Recognized as one of the world’s top 100 venture capitalists by Forbes for 11 years in a row, Singaporean venture capitalist Jenny Lee stayed in her hometown to raise money for four new funds launched by her firm GGV Capital at the height of the pandemic in 2020.
For four months, according to Forbes, the veteran VC barely slept as she made 250 zoom calls and remotely raised $2.5 billion from investors around the world. Lee and her team raised the most capital in GGV’s 22-year history, boosting assets by 27% to $9.2 billion.

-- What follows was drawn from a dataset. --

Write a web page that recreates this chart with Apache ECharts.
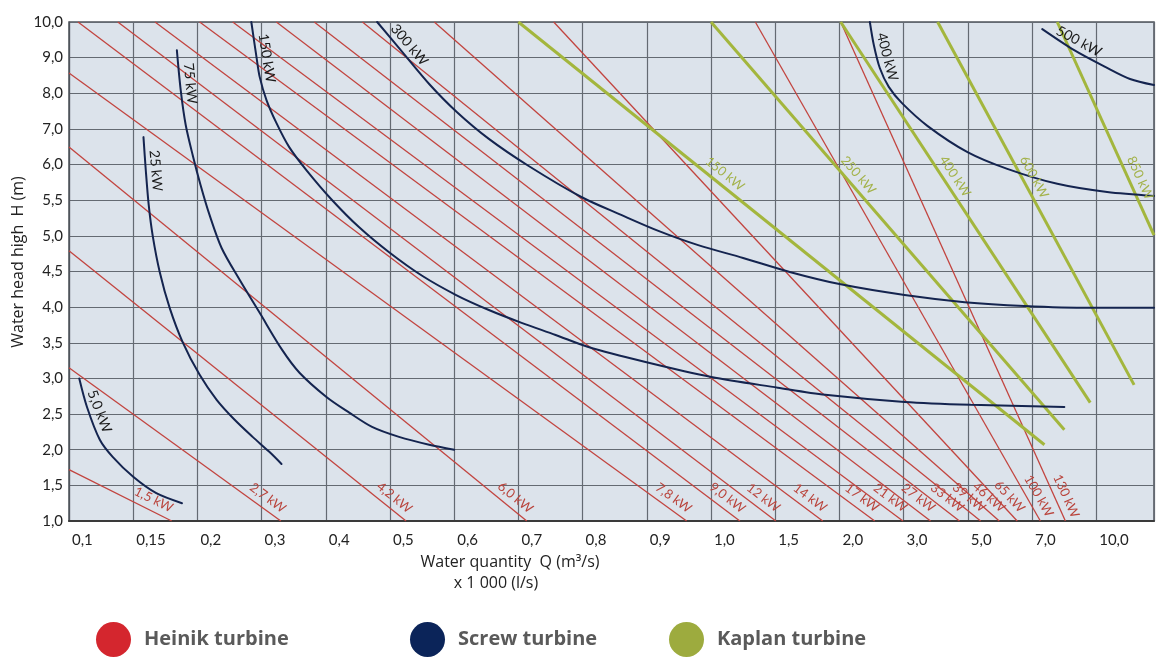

Long before she became one of Asia’s most powerful businesswomen, she earned a bachelor’s and master’s in Electrical Engineering at Cornell in 1995. She became an aviation engineer at Singapore’s ST Aerospace, where she modified F-16 fighter planes.
In 2001, the company sent Lee to attend Northwestern University’s Kellogg School of Management where she earned an M.B.A., but she had wanted to be a venture capitalist for a long time, so she quit her job that same year to follow her hidden passion.
Lee paid ST Aerospace $300,000 for not finishing the 11-year scholarship bond that paid for her bachelor’s, master’s, and M.B.A., but she has no regrets. For her, it was the best move.
She got her start as a venture capitalist at Morgan Stanley and Jafco Asia, but she made her name in China after joining GGV to create its office there in 2005. One of Lee’s more successful discoveries was the mobile phone maker Xiaomi before it had sold its first handphone.
Today, Lee is one of GGV’s top-tier managing partners along with Singaporean Jixun Foo, an early Grab investor. Hans Tung, who’s been on the Midas List 11 times. And VCs who have U.S. investment, industrial, and entrepreneurial expertise.
GGV’s 354 firms are balanced between Asia-Pacific and the Americas (GGV claims its investments include more than 85 unicorns). With the U.S. having more investments, at roughly 130, and 77 in China.
The company’s assets under management have expanded more than 50 times since its founding in 2000.